▶ _Instructions for the task_:
Leaving out every picture, quote the data below exactly as it appears.
▬▬▬▬▬▬
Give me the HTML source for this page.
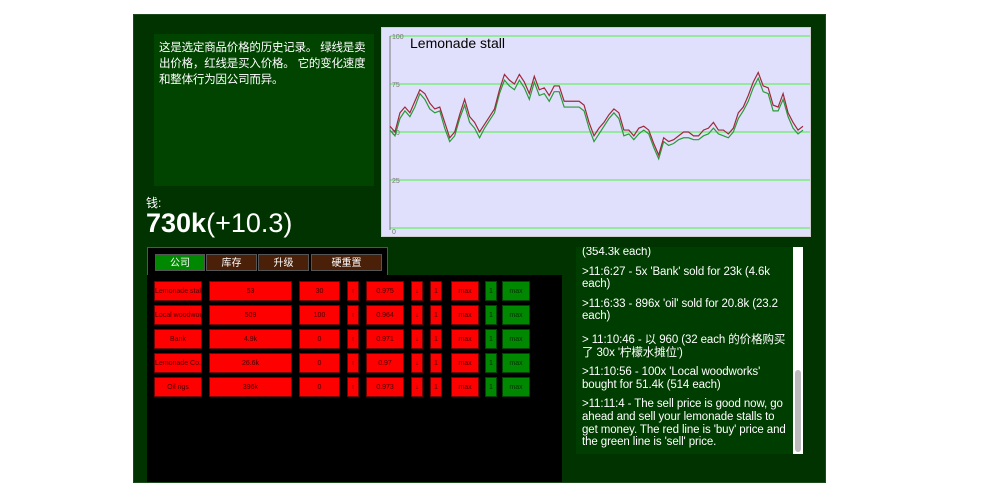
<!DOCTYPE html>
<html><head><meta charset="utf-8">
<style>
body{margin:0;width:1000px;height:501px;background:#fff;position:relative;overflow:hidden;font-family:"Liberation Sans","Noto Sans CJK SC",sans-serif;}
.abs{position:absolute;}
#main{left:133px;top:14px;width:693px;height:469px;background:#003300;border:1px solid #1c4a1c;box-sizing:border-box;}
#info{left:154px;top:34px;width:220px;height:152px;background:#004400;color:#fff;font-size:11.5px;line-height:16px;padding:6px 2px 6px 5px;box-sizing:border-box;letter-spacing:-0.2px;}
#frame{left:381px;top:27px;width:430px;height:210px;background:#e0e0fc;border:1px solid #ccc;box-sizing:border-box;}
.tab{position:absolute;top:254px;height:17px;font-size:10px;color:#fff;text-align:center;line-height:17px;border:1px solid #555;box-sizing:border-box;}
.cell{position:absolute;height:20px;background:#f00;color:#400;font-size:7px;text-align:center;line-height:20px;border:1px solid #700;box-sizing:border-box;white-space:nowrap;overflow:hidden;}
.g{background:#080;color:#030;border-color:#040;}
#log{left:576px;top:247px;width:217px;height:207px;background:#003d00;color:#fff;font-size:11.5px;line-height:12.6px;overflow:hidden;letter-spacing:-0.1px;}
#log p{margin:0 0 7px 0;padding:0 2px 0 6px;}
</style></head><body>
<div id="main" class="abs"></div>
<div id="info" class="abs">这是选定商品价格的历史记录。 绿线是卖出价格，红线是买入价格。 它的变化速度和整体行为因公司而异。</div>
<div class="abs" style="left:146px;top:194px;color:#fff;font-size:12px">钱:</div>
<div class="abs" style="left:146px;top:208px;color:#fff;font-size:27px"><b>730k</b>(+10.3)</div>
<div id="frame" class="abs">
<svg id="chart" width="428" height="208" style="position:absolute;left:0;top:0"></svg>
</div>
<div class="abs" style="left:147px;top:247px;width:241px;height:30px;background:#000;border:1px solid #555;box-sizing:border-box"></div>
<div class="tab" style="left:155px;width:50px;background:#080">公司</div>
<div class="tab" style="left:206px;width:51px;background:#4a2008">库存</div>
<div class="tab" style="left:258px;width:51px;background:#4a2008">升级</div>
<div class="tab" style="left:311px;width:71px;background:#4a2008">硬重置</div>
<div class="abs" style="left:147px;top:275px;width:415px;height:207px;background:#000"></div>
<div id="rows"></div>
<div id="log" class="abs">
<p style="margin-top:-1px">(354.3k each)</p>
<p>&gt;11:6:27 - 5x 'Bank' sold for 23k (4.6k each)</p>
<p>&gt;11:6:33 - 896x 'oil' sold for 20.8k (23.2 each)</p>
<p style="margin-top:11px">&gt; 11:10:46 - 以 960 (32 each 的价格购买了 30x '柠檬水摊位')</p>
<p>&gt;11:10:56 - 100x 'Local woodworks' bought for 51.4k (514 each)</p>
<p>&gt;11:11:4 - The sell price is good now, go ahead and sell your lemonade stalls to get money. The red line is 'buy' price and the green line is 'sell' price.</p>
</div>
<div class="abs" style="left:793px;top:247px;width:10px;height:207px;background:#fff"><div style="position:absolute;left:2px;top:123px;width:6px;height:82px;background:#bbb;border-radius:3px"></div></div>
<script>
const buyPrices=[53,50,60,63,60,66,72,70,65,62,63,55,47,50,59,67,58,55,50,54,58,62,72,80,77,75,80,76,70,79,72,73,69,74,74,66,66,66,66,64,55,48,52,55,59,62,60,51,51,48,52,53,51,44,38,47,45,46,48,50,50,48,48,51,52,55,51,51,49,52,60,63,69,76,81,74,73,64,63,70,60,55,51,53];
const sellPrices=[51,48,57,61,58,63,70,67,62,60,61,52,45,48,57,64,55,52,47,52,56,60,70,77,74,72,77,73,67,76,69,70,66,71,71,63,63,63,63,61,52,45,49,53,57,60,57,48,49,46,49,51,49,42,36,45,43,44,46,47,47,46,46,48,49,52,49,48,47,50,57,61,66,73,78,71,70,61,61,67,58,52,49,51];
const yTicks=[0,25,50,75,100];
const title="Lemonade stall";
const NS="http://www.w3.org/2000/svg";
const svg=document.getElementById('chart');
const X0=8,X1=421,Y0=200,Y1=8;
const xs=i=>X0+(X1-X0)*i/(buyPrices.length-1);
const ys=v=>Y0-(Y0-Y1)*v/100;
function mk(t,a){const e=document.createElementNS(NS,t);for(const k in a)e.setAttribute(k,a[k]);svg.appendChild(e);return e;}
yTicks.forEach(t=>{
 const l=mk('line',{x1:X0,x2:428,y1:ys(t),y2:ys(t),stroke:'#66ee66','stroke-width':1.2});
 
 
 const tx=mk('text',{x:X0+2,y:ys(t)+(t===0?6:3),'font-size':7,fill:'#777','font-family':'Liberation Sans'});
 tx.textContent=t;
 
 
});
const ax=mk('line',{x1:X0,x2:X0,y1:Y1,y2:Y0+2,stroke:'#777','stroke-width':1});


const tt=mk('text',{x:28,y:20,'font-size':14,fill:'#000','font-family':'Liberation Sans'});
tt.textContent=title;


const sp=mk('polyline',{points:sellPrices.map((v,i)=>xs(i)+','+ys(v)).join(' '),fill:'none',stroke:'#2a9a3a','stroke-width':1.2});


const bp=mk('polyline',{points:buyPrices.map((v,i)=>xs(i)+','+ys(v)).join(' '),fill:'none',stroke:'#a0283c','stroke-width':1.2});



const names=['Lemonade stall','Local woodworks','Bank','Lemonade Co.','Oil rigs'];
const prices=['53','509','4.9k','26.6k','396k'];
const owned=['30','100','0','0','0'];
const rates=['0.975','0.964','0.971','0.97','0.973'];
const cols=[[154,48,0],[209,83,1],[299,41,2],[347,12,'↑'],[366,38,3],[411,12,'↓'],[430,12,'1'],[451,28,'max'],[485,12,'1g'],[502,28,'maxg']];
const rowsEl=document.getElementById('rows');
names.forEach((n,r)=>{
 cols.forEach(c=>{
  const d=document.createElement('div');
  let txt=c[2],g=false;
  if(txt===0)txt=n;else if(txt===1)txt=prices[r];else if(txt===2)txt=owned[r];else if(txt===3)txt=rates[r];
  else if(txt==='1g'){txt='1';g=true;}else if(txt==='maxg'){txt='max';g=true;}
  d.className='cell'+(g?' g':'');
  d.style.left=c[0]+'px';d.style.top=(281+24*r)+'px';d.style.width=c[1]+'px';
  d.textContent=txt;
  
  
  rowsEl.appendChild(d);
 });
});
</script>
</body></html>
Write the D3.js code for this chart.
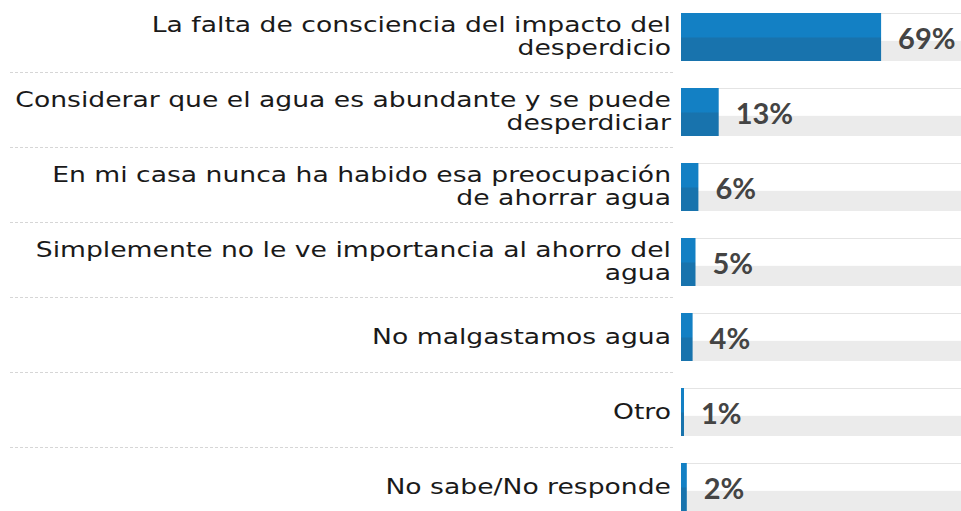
▬▬▬▬▬▬
▶ _Reply to the task_:
Give me the HTML source for this page.
<!DOCTYPE html>
<html><head><meta charset="utf-8">
<style>
body{margin:0;width:1000px;height:501px;background:#fff;position:relative;overflow:hidden;font-family:"Liberation Sans","Noto Sans CJK SC",sans-serif;}
.abs{position:absolute;}
#main{left:133px;top:14px;width:693px;height:469px;background:#003300;border:1px solid #1c4a1c;box-sizing:border-box;}
#info{left:154px;top:34px;width:220px;height:152px;background:#004400;color:#fff;font-size:11.5px;line-height:16px;padding:6px 2px 6px 5px;box-sizing:border-box;letter-spacing:-0.2px;}
#frame{left:381px;top:27px;width:430px;height:210px;background:#e0e0fc;border:1px solid #ccc;box-sizing:border-box;}
.tab{position:absolute;top:254px;height:17px;font-size:10px;color:#fff;text-align:center;line-height:17px;border:1px solid #555;box-sizing:border-box;}
.cell{position:absolute;height:20px;background:#f00;color:#400;font-size:7px;text-align:center;line-height:20px;border:1px solid #700;box-sizing:border-box;white-space:nowrap;overflow:hidden;}
.g{background:#080;color:#030;border-color:#040;}
#log{left:576px;top:247px;width:217px;height:207px;background:#003d00;color:#fff;font-size:11.5px;line-height:12.6px;overflow:hidden;letter-spacing:-0.1px;}
#log p{margin:0 0 7px 0;padding:0 2px 0 6px;}
</style></head><body>
<div id="main" class="abs"></div>
<div id="info" class="abs">这是选定商品价格的历史记录。 绿线是卖出价格，红线是买入价格。 它的变化速度和整体行为因公司而异。</div>
<div class="abs" style="left:146px;top:194px;color:#fff;font-size:12px">钱:</div>
<div class="abs" style="left:146px;top:208px;color:#fff;font-size:27px"><b>730k</b>(+10.3)</div>
<div id="frame" class="abs">
<svg id="chart" width="428" height="208" style="position:absolute;left:0;top:0"></svg>
</div>
<div class="abs" style="left:147px;top:247px;width:241px;height:30px;background:#000;border:1px solid #555;box-sizing:border-box"></div>
<div class="tab" style="left:155px;width:50px;background:#080">公司</div>
<div class="tab" style="left:206px;width:51px;background:#4a2008">库存</div>
<div class="tab" style="left:258px;width:51px;background:#4a2008">升级</div>
<div class="tab" style="left:311px;width:71px;background:#4a2008">硬重置</div>
<div class="abs" style="left:147px;top:275px;width:415px;height:207px;background:#000"></div>
<div id="rows"></div>
<div id="log" class="abs">
<p style="margin-top:-1px">(354.3k each)</p>
<p>&gt;11:6:27 - 5x 'Bank' sold for 23k (4.6k each)</p>
<p>&gt;11:6:33 - 896x 'oil' sold for 20.8k (23.2 each)</p>
<p style="margin-top:11px">&gt; 11:10:46 - 以 960 (32 each 的价格购买了 30x '柠檬水摊位')</p>
<p>&gt;11:10:56 - 100x 'Local woodworks' bought for 51.4k (514 each)</p>
<p>&gt;11:11:4 - The sell price is good now, go ahead and sell your lemonade stalls to get money. The red line is 'buy' price and the green line is 'sell' price.</p>
</div>
<div class="abs" style="left:793px;top:247px;width:10px;height:207px;background:#fff"><div style="position:absolute;left:2px;top:123px;width:6px;height:82px;background:#bbb;border-radius:3px"></div></div>
<script>
const buyPrices=[53,50,60,63,60,66,72,70,65,62,63,55,47,50,59,67,58,55,50,54,58,62,72,80,77,75,80,76,70,79,72,73,69,74,74,66,66,66,66,64,55,48,52,55,59,62,60,51,51,48,52,53,51,44,38,47,45,46,48,50,50,48,48,51,52,55,51,51,49,52,60,63,69,76,81,74,73,64,63,70,60,55,51,53];
const sellPrices=[51,48,57,61,58,63,70,67,62,60,61,52,45,48,57,64,55,52,47,52,56,60,70,77,74,72,77,73,67,76,69,70,66,71,71,63,63,63,63,61,52,45,49,53,57,60,57,48,49,46,49,51,49,42,36,45,43,44,46,47,47,46,46,48,49,52,49,48,47,50,57,61,66,73,78,71,70,61,61,67,58,52,49,51];
const yTicks=[0,25,50,75,100];
const title="Lemonade stall";
const NS="http://www.w3.org/2000/svg";
const svg=document.getElementById('chart');
const X0=8,X1=421,Y0=200,Y1=8;
const xs=i=>X0+(X1-X0)*i/(buyPrices.length-1);
const ys=v=>Y0-(Y0-Y1)*v/100;
function mk(t,a){const e=document.createElementNS(NS,t);for(const k in a)e.setAttribute(k,a[k]);svg.appendChild(e);return e;}
yTicks.forEach(t=>{
 const l=mk('line',{x1:X0,x2:428,y1:ys(t),y2:ys(t),stroke:'#66ee66','stroke-width':1.2});
 
 
 const tx=mk('text',{x:X0+2,y:ys(t)+(t===0?6:3),'font-size':7,fill:'#777','font-family':'Liberation Sans'});
 tx.textContent=t;
 
 
});
const ax=mk('line',{x1:X0,x2:X0,y1:Y1,y2:Y0+2,stroke:'#777','stroke-width':1});


const tt=mk('text',{x:28,y:20,'font-size':14,fill:'#000','font-family':'Liberation Sans'});
tt.textContent=title;


const sp=mk('polyline',{points:sellPrices.map((v,i)=>xs(i)+','+ys(v)).join(' '),fill:'none',stroke:'#2a9a3a','stroke-width':1.2});


const bp=mk('polyline',{points:buyPrices.map((v,i)=>xs(i)+','+ys(v)).join(' '),fill:'none',stroke:'#a0283c','stroke-width':1.2});



const names=['Lemonade stall','Local woodworks','Bank','Lemonade Co.','Oil rigs'];
const prices=['53','509','4.9k','26.6k','396k'];
const owned=['30','100','0','0','0'];
const rates=['0.975','0.964','0.971','0.97','0.973'];
const cols=[[154,48,0],[209,83,1],[299,41,2],[347,12,'↑'],[366,38,3],[411,12,'↓'],[430,12,'1'],[451,28,'max'],[485,12,'1g'],[502,28,'maxg']];
const rowsEl=document.getElementById('rows');
names.forEach((n,r)=>{
 cols.forEach(c=>{
  const d=document.createElement('div');
  let txt=c[2],g=false;
  if(txt===0)txt=n;else if(txt===1)txt=prices[r];else if(txt===2)txt=owned[r];else if(txt===3)txt=rates[r];
  else if(txt==='1g'){txt='1';g=true;}else if(txt==='maxg'){txt='max';g=true;}
  d.className='cell'+(g?' g':'');
  d.style.left=c[0]+'px';d.style.top=(281+24*r)+'px';d.style.width=c[1]+'px';
  d.textContent=txt;
  
  
  rowsEl.appendChild(d);
 });
});
</script>
</body></html>
Write the D3.js code for this chart.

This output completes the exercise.